- Born: 1904 Aligarh, United Provinces of Agra and Oudh, India
- Died: 11 November 1979 (aged 74–75) India
- Other name: Dhani Ram Prem
- Occupations: Political activist, physician
- Years active: 1916–1979
- Known for: Political activism
- Awards: Padma Shri

= Dhani Prem =

Indian-born British political activist and physician (1904–1979)

Dhani Ram Prem (1904–1979) was a naturalized British political activist, social worker and physician of Indian origin.

He was the first councillor of Asian origin of Birmingham, representing the Labour Party at Great Barr, in south Staffordshire when he was elected in 1946. He was awarded the fourth highest Indian civilian award of Padma Shri by the Government of India in 1977, making him the first non resident Indian to receive the award.

==Biography==
Dhani Prem was born in 1904 in Aligarh in the Indian state of Uttar Pradesh and lost his parents before he turned two. He was brought up by his uncle and did not get proper early education. He worked as an errand boy, lived in a library after running away from his uncle's house and taught himself from the library books. During this period, he became involved in Indian freedom struggle after getting influenced by Mahatma Gandhi and was imprisoned twice by the age of 14.

Prem graduated in medicine from the Topiwala National Medical College and Nair Hospital, Mumbai and secured his LRCP and MRCS degrees from the Royal College of Physicians of Edinburgh and King's College Hospital in London respectively. Returning to India during the Great Depression of the 1930s, he failed to find a job as a medical practitioner and had to work as an editor of a literary magazine by name, Chand. During this period, he wrote stories and was reported to have been a successful writer. By this time, he got married and moved to London in 1938 with his wife and daughter for a one-year stay but had to stay back due to World War II. He found work as a general practitioner in Birmingham in 1939 and stayed at Gosta Green, Aston, England for 40 years till his return to India in 1978, about a year before his death.

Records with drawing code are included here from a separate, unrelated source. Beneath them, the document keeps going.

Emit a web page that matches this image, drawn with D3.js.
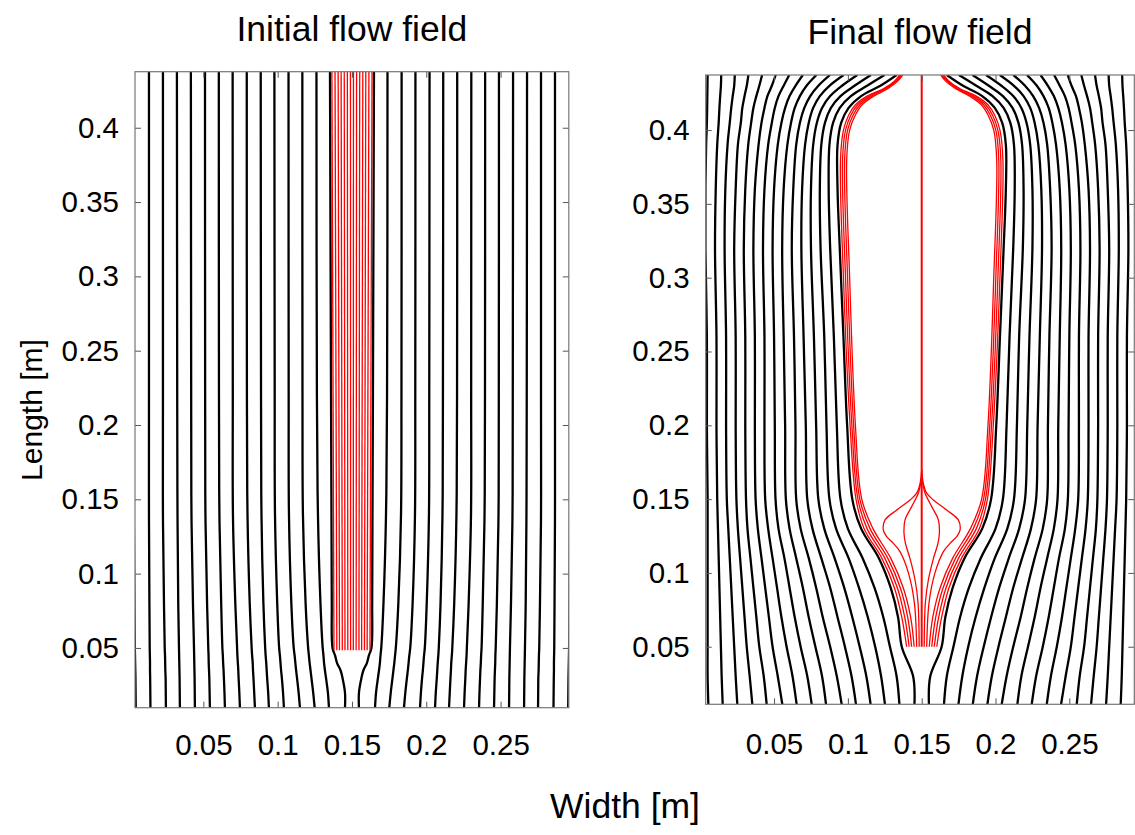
<!DOCTYPE html>
<html>
<head>
<meta charset="utf-8">
<script src="https://cdn.jsdelivr.net/npm/d3@7"></script>
<style>
  body { margin: 0; background: #ffffff; }
  svg { display: block; }
  text { font-family: "Liberation Sans", Arial, Helvetica, sans-serif; fill: #000; }
</style>
</head>
<body>
<svg id="chart" width="1135" height="835"></svg>
<script>
// ---------------------------------------------------------------
// Axis ticks
const xTickValues = [0.05, 0.1, 0.15, 0.2, 0.25];
const yTickValues = [0.05, 0.1, 0.15, 0.2, 0.25, 0.3, 0.35, 0.4];

// Channel centreline (m); streamlines are listed for the left half as
// signed distances from it (mm) and drawn on both sides.
const centreX = 0.15;

// ---------------------------------------------------------------
// Initial flow field
const initialLevels = [0.0098, 0.02, 0.03, 0.035, 0.04, 0.045, 0.05, 0.08, 0.14, 0.22, 0.4377];
const initialBlack = [
  [-4.7, -4.7, -6.4, -7.7, -10.1, -11.4, -13.1, -13.6, -13.8, -14.1, -14.8],
  [-15.5, -16.2, -17.5, -18.2, -18.8, -19.2, -19.7, -21.2, -22.9, -23.6, -23.9],
  [-25.1, -26.1, -27.3, -27.9, -28.5, -29.0, -29.5, -31.2, -33.0, -33.3, -33.4],
  [-35.0, -35.9, -37.0, -37.6, -38.1, -38.6, -39.2, -40.8, -42.4, -42.6, -42.7],
  [-45.8, -46.4, -47.2, -47.7, -48.1, -48.5, -49.0, -50.3, -51.8, -52.0, -52.2],
  [-55.9, -56.4, -57.1, -57.4, -57.7, -58.1, -58.4, -59.6, -60.9, -61.2, -61.4],
  [-65.3, -65.8, -66.3, -66.6, -66.8, -67.2, -67.5, -68.8, -70.3, -70.7, -70.8],
  [-75.4, -75.8, -76.3, -76.5, -76.8, -77.1, -77.3, -78.5, -80.1, -80.2, -80.3],
  [-85.5, -85.8, -86.2, -86.4, -86.7, -86.9, -87.2, -88.0, -89.2, -89.5, -89.6],
  [-95.6, -95.8, -96.0, -96.2, -96.4, -96.5, -96.7, -97.5, -98.6, -98.8, -98.9],
  [-105.7, -105.8, -105.9, -106.0, -106.1, -106.2, -106.3, -107.0, -108.0, -108.2, -108.4],
  [-115.8, -115.9, -116.0, -116.1, -116.2, -116.3, -116.4, -116.9, -117.4, -117.6, -117.8],
  [-125.2, -125.3, -125.4, -125.6, -125.7, -125.8, -126.0, -126.5, -127.2, -127.2, -127.2],
  [-135.6, -135.7, -135.8, -135.9, -135.9, -136.0, -136.1, -136.3, -136.6, -136.6, -136.6],
  [-145.5, -145.6, -145.7, -145.8, -145.9, -146.0, -146.1, -146.4, -146.8, -147.0, -147.0]
];
// jet streamlines (red): distance at the start height and at the top
const initialRedLevels = [0.0485, 0.4377];
const initialRed = [
  [-12.1, -13.5], [-10.2, -11.4], [-8.4, -9.3], [-6.5, -7.3], [-4.7, -5.2], [-2.8, -3.1], [-0.9, -1.0]
];

// ---------------------------------------------------------------
// Final flow field
const finalLevels = [0.011, 0.03, 0.05, 0.07, 0.09, 0.11, 0.13, 0.15, 0.2,
                     0.26, 0.32, 0.36, 0.39, 0.405, 0.415, 0.423, 0.43, 0.4373];
const finalBlack = [
  [-4.9, -5.8, -13.5, -16, -21, -29, -41, -47, -50.5,   -53, -55.5, -57, -57, -54.5, -49.5, -41, -28, -17],
  [-15.1, -17, -21.5, -26, -32, -40, -50, -55, -57.5,   -59.5, -62, -63, -62.5, -60, -55.5, -48, -37, -25.2],
  [-24.9, -27.5, -31.5, -36.5, -42.5, -49.5, -58, -62.5, -64.5,   -66, -68.5, -69, -68, -65.5, -61.5, -55, -45.5, -34.4],
  [-34.6, -37.5, -42, -47, -52.5, -59, -66, -70, -71.5,   -73, -75, -75, -73.5, -71, -67.5, -62, -54, -43.6],
  [-44.5, -47.5, -52, -57, -62, -68, -74, -77.5, -78.5,   -80, -81.5, -81, -79, -76.5, -73.5, -69, -62.5, -52.9],
  [-54.2, -57.5, -62, -67, -71.5, -76.5, -82, -85, -85.5,   -86.5, -88, -87, -85, -82.5, -79.5, -75.5, -70, -62.1],
  [-64.8, -67.5, -72, -76.5, -80.5, -85, -89.5, -92, -92.5,   -93.5, -94.5, -93.5, -91, -88.5, -86, -82.5, -78, -71.3],
  [-74.5, -77.5, -82, -86, -89.5, -93, -97, -99, -99.5,   -100, -101, -100, -97.5, -95, -92.5, -89.5, -85.5, -80.5],
  [-84.7, -87.5, -91.5, -95, -98, -101, -104, -106, -106.5,   -106.5, -107.5, -106.5, -104, -101.5, -99.5, -97, -93.5, -89.7],
  [-94.4, -97.5, -101, -103.5, -106, -108.5, -111, -112.5, -113,   -113, -114, -113, -110.5, -108.5, -106.5, -104.5, -101.5, -98.9],
  [-105, -107, -110, -112, -114, -116, -118, -119, -119.5,   -119.5, -120.5, -119.5, -117.5, -115.5, -114, -112, -110, -108.1],
  [-114.7, -116.5, -118.5, -120, -121.5, -123, -124.5, -125.5, -126,   -126, -127, -126, -124.5, -122.5, -121.5, -120, -118.5, -117.4],
  [-124.9, -126, -127, -128, -129, -130, -131, -132, -132.5,   -132.5, -133.5, -133, -131.5, -130, -129, -128, -127, -126.6],
  [-134.8, -135.5, -136, -136.5, -137, -137.5, -138, -138.5, -139,   -139, -140, -139.5, -138.5, -137.5, -137, -136.5, -136, -135.8],
  [-144.5, -145, -145, -145, -145, -145, -145, -145, -145.5,   -145.5, -146.5, -146.5, -146, -145.5, -145.3, -145.2, -145.1, -145]
];
// recirculation boundary streamlines (red)
const finalBundleLevels = [0.05, 0.07, 0.09, 0.11, 0.13, 0.15, 0.2, 0.3, 0.38, 0.4, 0.41, 0.417, 0.423, 0.428, 0.433, 0.4373];
const finalBundle = [
  [-10.2, -13.5, -18.5, -27, -39, -44.5, -48.5, -53, -55, -53, -49.5, -45, -37, -26, -18.5, -15],
  [-8.5, -11.5, -16.5, -25, -37, -43.2, -47.3, -51.6, -53.6, -51.6, -48, -43.5, -35.5, -25, -17.8, -14.3],
  [-6.8, -9.5, -14.5, -23, -35, -41.9, -46.1, -50.2, -52.2, -50.2, -46.5, -42, -34, -24, -17.1, -13.6],
  [-5.1, -7.5, -12.5, -21, -33, -40.6, -44.9, -48.8, -50.8, -48.8, -45, -40.5, -32.5, -23, -16.4, -12.9]
];
// inner loops closing onto the centreline: [distance mm, height m]
const finalLoops = [
  [[-3.4, 0.05], [-5, 0.08], [-9, 0.1], [-14.7, 0.1144], [-19.2, 0.12], [-24, 0.125], [-26, 0.1291],
   [-24.8, 0.1359], [-16.9, 0.1426], [-7.9, 0.1494], [-3.4, 0.154], [-1.1, 0.1607], [0, 0.17]],
  [[-1.7, 0.05], [-2.5, 0.08], [-4.5, 0.0952], [-8, 0.11], [-11, 0.12], [-12, 0.127], [-11.3, 0.1359],
   [-6.8, 0.1449], [-2.3, 0.154], [-0.7, 0.1607], [0, 0.165]]
];
const finalCentreLevels = [0.05, 0.4373];

// ---------------------------------------------------------------
const panels = [
  { title: "Initial flow field", left: 135, right: 568.8, top: 71.7, bottom: 707.7,
    xDomain: [0.0040, 0.2959], yDomain: [0.0098, 0.4377], titleY: 41, xPad: 26 },
  { title: "Final flow field", left: 705.7, right: 1134.3, top: 75, bottom: 704.3,
    xDomain: [0.0037, 0.2940], yDomain: [0.011, 0.4373], titleY: 44, xPad: 28.5 }
];

const svg = d3.select("#chart");
const fmt = d => String(d);

panels.forEach((p, i) => {
  p.x = d3.scaleLinear().domain(p.xDomain).range([p.left, p.right]);
  p.y = d3.scaleLinear().domain(p.yDomain).range([p.bottom, p.top]);
  svg.append("defs").append("clipPath").attr("id", "clip" + i)
    .append("rect").attr("x", p.left).attr("y", p.top)
    .attr("width", p.right - p.left).attr("height", p.bottom - p.top);
  p.g = svg.append("g");
  p.plot = p.g.append("g").attr("clip-path", `url(#clip${i})`);
  p.line = d3.line().x(d => p.x(d[0])).y(d => p.y(d[1])).curve(d3.curveCatmullRom.alpha(0.5));
});

// both mirror images of one half-streamline
function pair(offsets, levels) {
  const l = levels.map((y, j) => [centreX + offsets[j] / 1000, y]);
  const r = levels.map((y, j) => [centreX - offsets[j] / 1000, y]);
  return [l, r];
}
function pairPts(pts) {
  const l = pts.map(d => [centreX + d[0] / 1000, d[1]]);
  const r = pts.map(d => [centreX - d[0] / 1000, d[1]]);
  return [l, r];
}

function drawLines(p, list, color, width) {
  p.plot.append("g").selectAll("path").data(list).join("path")
    .attr("d", p.line).attr("fill", "none")
    .attr("stroke", color).attr("stroke-width", width)
    .attr("stroke-linejoin", "round");
}

// ---- Initial flow field
{
  const p = panels[0];
  drawLines(p, initialBlack.flatMap(o => pair(o, initialLevels)), "#000", 2.3);
  drawLines(p, initialRed.flatMap(o => pair(o, initialRedLevels)), "#ff0000", 1.3);
}

// ---- Final flow field
{
  const p = panels[1];
  drawLines(p, finalBlack.flatMap(o => pair(o, finalLevels)), "#000", 2.3);
  drawLines(p, finalBundle.flatMap(o => pair(o, finalBundleLevels)), "#ff0000", 1.3);
  drawLines(p, finalLoops.flatMap(pairPts), "#ff0000", 1.3);
  drawLines(p, [finalCentreLevels.map(y => [centreX, y])], "#ff0000", 2);
}

// ---- frames, ticks, labels
panels.forEach(p => {
  const tick = 6;
  const ax = [
    p.g.append("g").attr("transform", `translate(0,${p.bottom})`)
      .call(d3.axisBottom(p.x).tickValues(xTickValues).tickFormat(fmt).tickSize(-tick).tickPadding(p.xPad)),
    p.g.append("g").attr("transform", `translate(0,${p.top})`)
      .call(d3.axisTop(p.x).tickValues(xTickValues).tickFormat("").tickSize(-tick)),
    p.g.append("g").attr("transform", `translate(${p.left},0)`)
      .call(d3.axisLeft(p.y).tickValues(yTickValues).tickFormat(fmt).tickSize(-tick).tickPadding(16)),
    p.g.append("g").attr("transform", `translate(${p.right},0)`)
      .call(d3.axisRight(p.y).tickValues(yTickValues).tickFormat("").tickSize(-tick))
  ];
  ax.forEach(a => {
    a.select(".domain").remove();
    a.selectAll(".tick line").attr("stroke", "#555").attr("stroke-width", 1);
    a.selectAll("text").attr("font-size", 29.5).attr("font-family", "'Liberation Sans', Arial, sans-serif");
  });
  p.g.append("rect").attr("x", p.left).attr("y", p.top)
    .attr("width", p.right - p.left).attr("height", p.bottom - p.top)
    .attr("fill", "none").attr("stroke", "#777").attr("stroke-width", 1.2);
  p.g.append("text").attr("x", (p.left + p.right) / 2).attr("y", p.titleY)
    .attr("text-anchor", "middle").attr("font-size", 35.5).text(p.title);
});

svg.append("text").attr("x", 625).attr("y", 818).attr("text-anchor", "middle")
  .attr("font-size", 35.5).text("Width [m]");
svg.append("text").attr("transform", "translate(42,410) rotate(-90)")
  .attr("text-anchor", "middle").attr("font-size", 30).text("Length [m]");
</script>
</body>
</html>
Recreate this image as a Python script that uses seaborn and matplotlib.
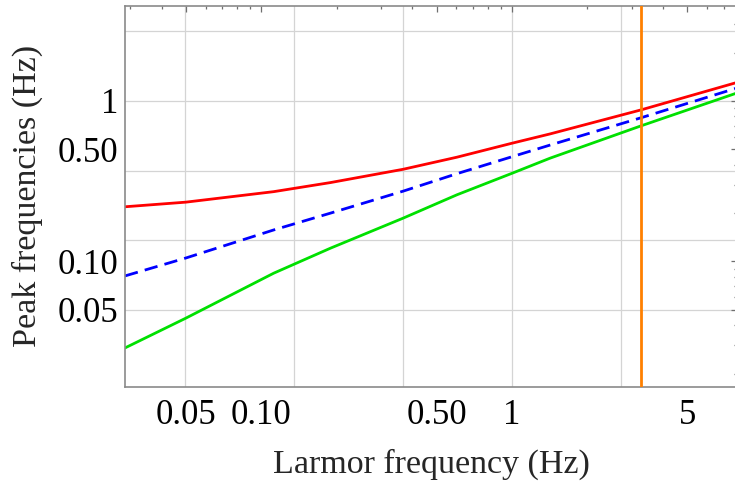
import numpy as np
import pandas as pd
import matplotlib
matplotlib.use("Agg")
import matplotlib.pyplot as plt
import matplotlib.ticker as mticker
import seaborn as sns

# ---- data ----
larmor = [0.0286, 0.05, 0.112, 0.189, 0.368, 0.603, 1.0, 1.42, 3.27, 7.85]
peak_red = [0.219, 0.234, 0.272, 0.310, 0.375, 0.446, 0.545, 0.623, 0.879, 1.30]
peak_blue = [0.0812, 0.105, 0.157, 0.200, 0.274, 0.352, 0.449, 0.531, 0.785, 1.20]
peak_green = [0.0289, 0.0443, 0.0844, 0.121, 0.186, 0.26, 0.354, 0.440, 0.699, 1.117]
vline_x = 3.27
x_ticks = [0.05, 0.1, 0.5, 1, 5]
x_ticklabels = ["0.05", "0.10", "0.50", "1", "5"]
y_ticks = [0.05, 0.1, 0.5, 1]
y_ticklabels = ["0.05", "0.10", "0.50", "1"]
grid_exponents = [-3, -2, -1, 0, 1]

df = pd.DataFrame({
    "x": larmor * 3,
    "y": peak_red + peak_blue + peak_green,
    "series": ["red"] * len(larmor) + ["blue"] * len(larmor) + ["green"] * len(larmor),
})

sns.set_style("white")
plt.rcParams["font.family"] = ["Liberation Serif", "DejaVu Serif"]

fig = plt.figure(figsize=(7.35, 4.83), dpi=100)
L, R, T, B = 125, 737, 5.7, 387
W, H = 735, 483
ax = fig.add_axes([L / W, (H - B) / H, (R - L) / W, (B - T) / H])

ax.set_xscale("log")
ax.set_yscale("log")
ax.set_xlim(0.0286, 7.9)
ax.set_ylim(0.0165, 3.92)

# grid lines at e^n (Mathematica style)
for n in grid_exponents:
    ax.axvline(np.exp(n), color="#d4d4d4", lw=0.9, zorder=0)
    ax.axhline(np.exp(n), color="#d4d4d4", lw=0.9, zorder=0)

palette = {"red": "#ff0000", "blue": "#0000ff", "green": "#00e000"}
for name in ["red", "blue", "green"]:
    sub = df[df["series"] == name]
    sns.lineplot(data=sub, x="x", y="y", ax=ax, color=palette[name], lw=2.0,
                 legend=False, estimator=None, sort=True)
    if name == "blue":
        ax.lines[-1].set_dashes((4.8, 2.6))

ax.axvline(vline_x, color="#ff8000", lw=2.0, zorder=3)

ax.xaxis.set_major_locator(mticker.FixedLocator(x_ticks))
ax.xaxis.set_major_formatter(mticker.FixedFormatter(x_ticklabels))
ax.yaxis.set_major_locator(mticker.FixedLocator(y_ticks))
ax.yaxis.set_major_formatter(mticker.FixedFormatter(y_ticklabels))
ax.xaxis.set_minor_locator(mticker.LogLocator(base=10, subs=np.arange(1, 10)))
ax.yaxis.set_minor_locator(mticker.LogLocator(base=10, subs=np.arange(1, 10)))
ax.xaxis.set_minor_formatter(mticker.NullFormatter())
ax.yaxis.set_minor_formatter(mticker.NullFormatter())

frame_col = "#8a8a8a"
for s in ax.spines.values():
    s.set_color(frame_col)
    s.set_linewidth(1.2)
ax.tick_params(which="both", direction="in", top=True, right=True,
               color="#6f6f6f", width=0.9, labelsize=25, labelcolor="black")
ax.tick_params(which="major", length=4.0)
ax.tick_params(which="minor", length=2.4)
ax.tick_params(axis="y", which="major", pad=5)
ax.tick_params(axis="x", which="major", pad=9)

ax.set_xlabel("Larmor frequency (Hz)", fontsize=24.5, va="center")
ax.set_ylabel("Peak frequencies (Hz)", fontsize=24.5, va="center")
ax.xaxis.set_label_coords(0.5, -0.203)
ax.yaxis.set_label_coords(-0.160, 0.5)

fig.savefig("out.png", dpi=100)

Dhani Ram Prem died on 11 November 1979, at the age of 75, succumbing to the injuries sustained in a road accident.

==Political and social career==
Prem spent three years in Edinburgh and the rest in Birmingham and worked as a general practitioner among the British working class. During this period, he published a booklet based on the Indian freedom movement, Indian National Congress which was released in 1945. He joined the Labour Party and became involved with the British Medical Association. In 1946, he contested the Birmingham council elections and was elected from Great Barr constituency representing Labour Party, the first person of Asian origin to become a councilor in Birmingham, a post he held through two elections till 1950. Apart from being a councilor, he was a member of the Health Committee and the Committee for Mental Hospitals. He was also involved with the issue of immigrants when the influx of immigrants began in the early 1950s. He founded the Indian Immigrant Council in 1953 to assist the immigrants to integrate themselves into British mainstream. When the Ugandan immigrants started to arrive in the 1960s, he established the Uganda Relief Trust and became its trustee. The immigrant issue was one of the main themes of his 1964 election contest.

In the 1955, Prem founded the Commonwealth Welfare Council composed of bus conductors in the wake of racial discrimination of two bus conductors by the trade unionists in West Bromwich and Birmingham. He also established an Indian Advisory Council for the UK for assisting the Indian immigrants to the UK.

He dissociated himself from the Labour Party in 1968 in protest against the expulsion of Kenyans Asians and joined the Liberal Party, becoming a member of their National Council.

He contested the February 1974 general election in Coventry South East as a Liberal Party candidate but was unsuccessful. He also published a book in 1965, The Parliamentary Leper: a history of colour prejudice in Britain detailing the racial issues in Britain.

Prem was the president of the Asian Conference, a society of the Indian, Pakistani and Bangladeshi immigrants in the UK. He was associated with the Race Relations Council of Birmingham as a member and was the chairman of the Midlands India League and the Finance subcommittee of the Coleshill Group of Hospitals. He also set up a trust for the education of young women and a primary health centre in his home town of Aligarh. His efforts were reported behind the establishment of a local radio station and served as an advisor to the British Broadcasting Corporation for their Asian programmes.

Prem was also involved in a controversy when he advocated for the sterilization of coloured wives to protect the country from the proliferation of coloured people. He urged the local health authorities to implement the plan. Sterilization was a birth control method practised in India at that time but the suggestion invited widespread criticism in England.

==Awards and honours==
It was reported that Prem was selected for the British honour of the Order of the British Empire which he declined because he considered the honour to be imperial in nature. The Government of India awarded him the civilian honour of Padma Shri in 1977, making him the first overseas Indian to receive the award. He received a doctoral degree (DSc honoris causa) from the Aston University in 1978.